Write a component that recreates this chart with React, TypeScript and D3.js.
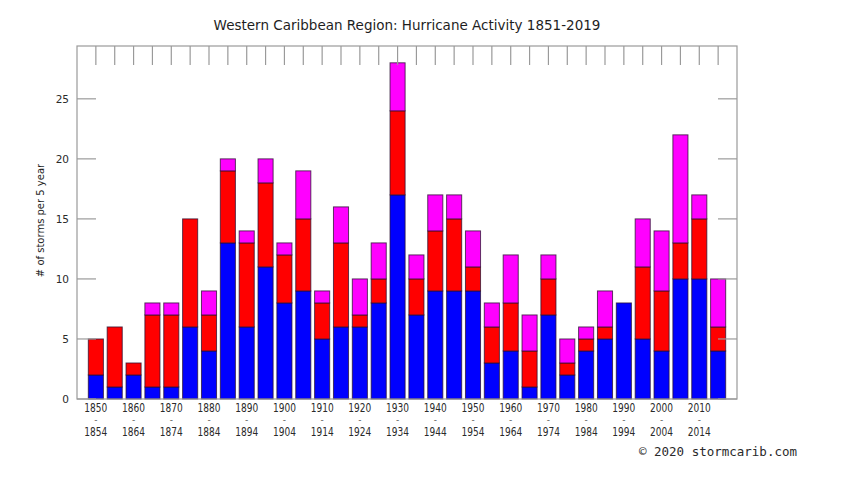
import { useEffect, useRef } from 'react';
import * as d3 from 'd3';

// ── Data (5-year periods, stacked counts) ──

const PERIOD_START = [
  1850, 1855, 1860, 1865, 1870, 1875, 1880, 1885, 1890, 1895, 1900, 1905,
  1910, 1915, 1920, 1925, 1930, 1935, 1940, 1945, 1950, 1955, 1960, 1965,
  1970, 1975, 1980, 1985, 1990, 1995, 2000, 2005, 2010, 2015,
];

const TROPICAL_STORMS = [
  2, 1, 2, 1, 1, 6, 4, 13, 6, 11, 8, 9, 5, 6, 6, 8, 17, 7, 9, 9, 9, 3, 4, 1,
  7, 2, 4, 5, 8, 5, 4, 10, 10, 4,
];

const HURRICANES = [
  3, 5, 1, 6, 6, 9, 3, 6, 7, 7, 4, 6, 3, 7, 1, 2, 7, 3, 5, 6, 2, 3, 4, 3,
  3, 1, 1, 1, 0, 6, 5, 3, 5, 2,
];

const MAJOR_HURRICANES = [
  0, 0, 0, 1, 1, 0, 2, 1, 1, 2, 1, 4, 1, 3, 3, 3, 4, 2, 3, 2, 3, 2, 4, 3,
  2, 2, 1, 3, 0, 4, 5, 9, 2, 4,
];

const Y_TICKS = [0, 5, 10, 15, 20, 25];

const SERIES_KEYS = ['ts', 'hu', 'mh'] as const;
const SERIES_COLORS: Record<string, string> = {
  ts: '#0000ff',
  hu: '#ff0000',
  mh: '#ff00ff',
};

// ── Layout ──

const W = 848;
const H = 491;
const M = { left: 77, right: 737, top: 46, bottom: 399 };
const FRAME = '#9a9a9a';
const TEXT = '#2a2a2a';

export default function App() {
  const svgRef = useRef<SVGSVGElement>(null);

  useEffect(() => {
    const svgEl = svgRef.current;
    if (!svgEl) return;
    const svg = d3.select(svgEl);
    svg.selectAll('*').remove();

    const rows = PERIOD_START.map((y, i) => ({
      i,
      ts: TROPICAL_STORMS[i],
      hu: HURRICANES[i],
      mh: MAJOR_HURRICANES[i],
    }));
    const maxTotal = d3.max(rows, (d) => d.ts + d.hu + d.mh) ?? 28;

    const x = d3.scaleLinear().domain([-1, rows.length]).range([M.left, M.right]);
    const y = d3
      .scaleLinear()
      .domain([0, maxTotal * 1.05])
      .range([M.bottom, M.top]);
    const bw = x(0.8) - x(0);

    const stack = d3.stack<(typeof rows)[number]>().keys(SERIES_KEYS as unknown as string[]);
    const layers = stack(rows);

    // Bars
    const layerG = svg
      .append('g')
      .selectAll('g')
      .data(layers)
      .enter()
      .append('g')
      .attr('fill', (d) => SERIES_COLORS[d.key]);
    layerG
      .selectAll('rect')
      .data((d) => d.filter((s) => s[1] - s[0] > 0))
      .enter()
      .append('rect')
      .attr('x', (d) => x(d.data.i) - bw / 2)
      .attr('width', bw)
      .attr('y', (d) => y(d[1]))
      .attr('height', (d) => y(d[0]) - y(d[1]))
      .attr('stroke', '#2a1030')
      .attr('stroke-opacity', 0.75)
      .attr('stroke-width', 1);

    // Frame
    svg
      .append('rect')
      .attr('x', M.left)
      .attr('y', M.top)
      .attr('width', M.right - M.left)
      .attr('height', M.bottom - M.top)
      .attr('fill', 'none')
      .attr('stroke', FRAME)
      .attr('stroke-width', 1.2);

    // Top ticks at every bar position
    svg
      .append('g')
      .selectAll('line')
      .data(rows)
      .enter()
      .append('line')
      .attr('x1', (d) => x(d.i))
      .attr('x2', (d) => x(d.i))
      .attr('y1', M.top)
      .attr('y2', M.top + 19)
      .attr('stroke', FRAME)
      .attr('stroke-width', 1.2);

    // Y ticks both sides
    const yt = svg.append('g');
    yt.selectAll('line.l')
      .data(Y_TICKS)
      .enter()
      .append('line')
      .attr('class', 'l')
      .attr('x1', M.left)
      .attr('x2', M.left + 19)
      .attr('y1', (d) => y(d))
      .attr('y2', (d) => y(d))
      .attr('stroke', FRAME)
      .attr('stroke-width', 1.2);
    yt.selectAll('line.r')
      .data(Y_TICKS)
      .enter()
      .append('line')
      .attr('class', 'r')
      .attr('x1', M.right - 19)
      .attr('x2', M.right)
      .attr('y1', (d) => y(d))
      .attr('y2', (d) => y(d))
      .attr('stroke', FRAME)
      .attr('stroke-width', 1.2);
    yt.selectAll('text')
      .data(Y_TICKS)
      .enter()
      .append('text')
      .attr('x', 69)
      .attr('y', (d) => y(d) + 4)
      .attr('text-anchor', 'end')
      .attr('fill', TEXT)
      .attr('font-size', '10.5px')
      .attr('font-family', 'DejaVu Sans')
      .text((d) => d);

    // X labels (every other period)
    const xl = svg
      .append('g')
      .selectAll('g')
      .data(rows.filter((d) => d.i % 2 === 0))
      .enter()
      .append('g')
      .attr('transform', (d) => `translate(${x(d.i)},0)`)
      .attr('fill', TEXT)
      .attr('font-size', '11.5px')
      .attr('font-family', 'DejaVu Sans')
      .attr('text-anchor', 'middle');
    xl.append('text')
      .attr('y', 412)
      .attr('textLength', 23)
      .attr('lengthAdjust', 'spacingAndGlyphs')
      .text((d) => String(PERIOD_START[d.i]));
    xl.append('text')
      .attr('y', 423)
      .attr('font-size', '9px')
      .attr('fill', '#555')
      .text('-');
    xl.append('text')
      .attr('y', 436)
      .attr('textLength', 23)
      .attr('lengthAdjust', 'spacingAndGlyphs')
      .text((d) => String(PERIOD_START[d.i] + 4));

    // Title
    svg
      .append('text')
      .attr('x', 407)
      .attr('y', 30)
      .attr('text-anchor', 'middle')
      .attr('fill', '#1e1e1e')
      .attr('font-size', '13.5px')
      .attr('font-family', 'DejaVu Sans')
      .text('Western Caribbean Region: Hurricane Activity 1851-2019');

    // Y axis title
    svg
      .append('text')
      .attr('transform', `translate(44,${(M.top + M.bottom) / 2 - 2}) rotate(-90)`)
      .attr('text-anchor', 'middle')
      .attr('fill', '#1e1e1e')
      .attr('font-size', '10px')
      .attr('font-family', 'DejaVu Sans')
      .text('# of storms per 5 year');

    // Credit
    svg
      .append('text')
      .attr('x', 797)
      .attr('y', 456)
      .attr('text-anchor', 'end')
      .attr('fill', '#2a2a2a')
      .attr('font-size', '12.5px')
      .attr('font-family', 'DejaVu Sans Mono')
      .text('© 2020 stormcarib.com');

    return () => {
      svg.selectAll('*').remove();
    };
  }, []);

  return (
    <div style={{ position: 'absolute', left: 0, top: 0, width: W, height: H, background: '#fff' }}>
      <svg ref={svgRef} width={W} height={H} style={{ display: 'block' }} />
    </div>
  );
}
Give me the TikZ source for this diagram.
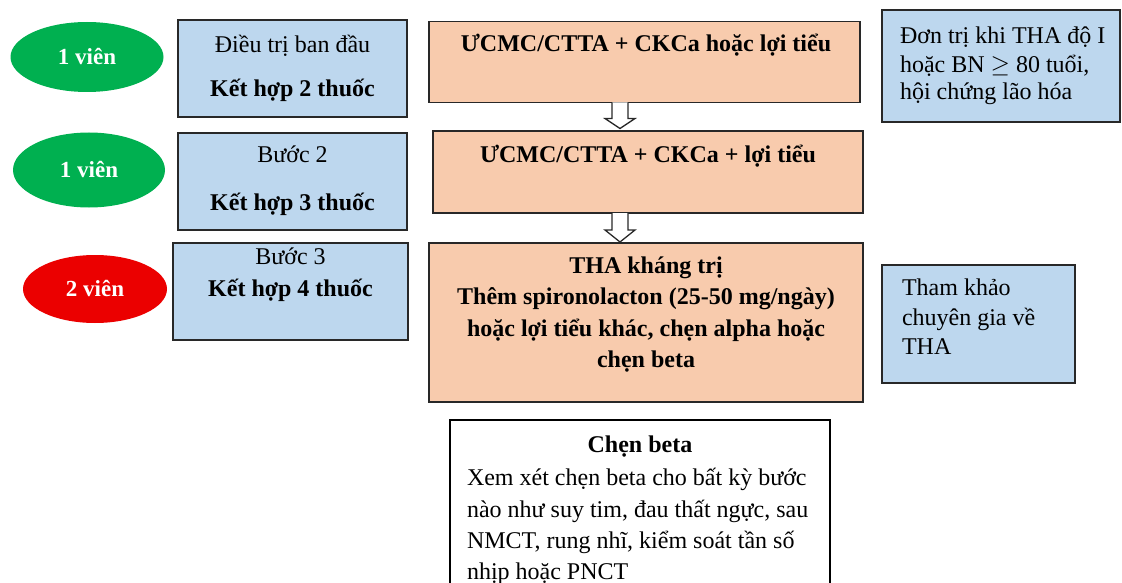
──────────────────────────────
_WORK INSTRUCTIONS_
In the lines above, find each one with "this" and list it.

_EXERCISE RESPONSE_
Write a component that recreates this chart with React, TypeScript and D3.js.
Give me the TikZ source for this diagram.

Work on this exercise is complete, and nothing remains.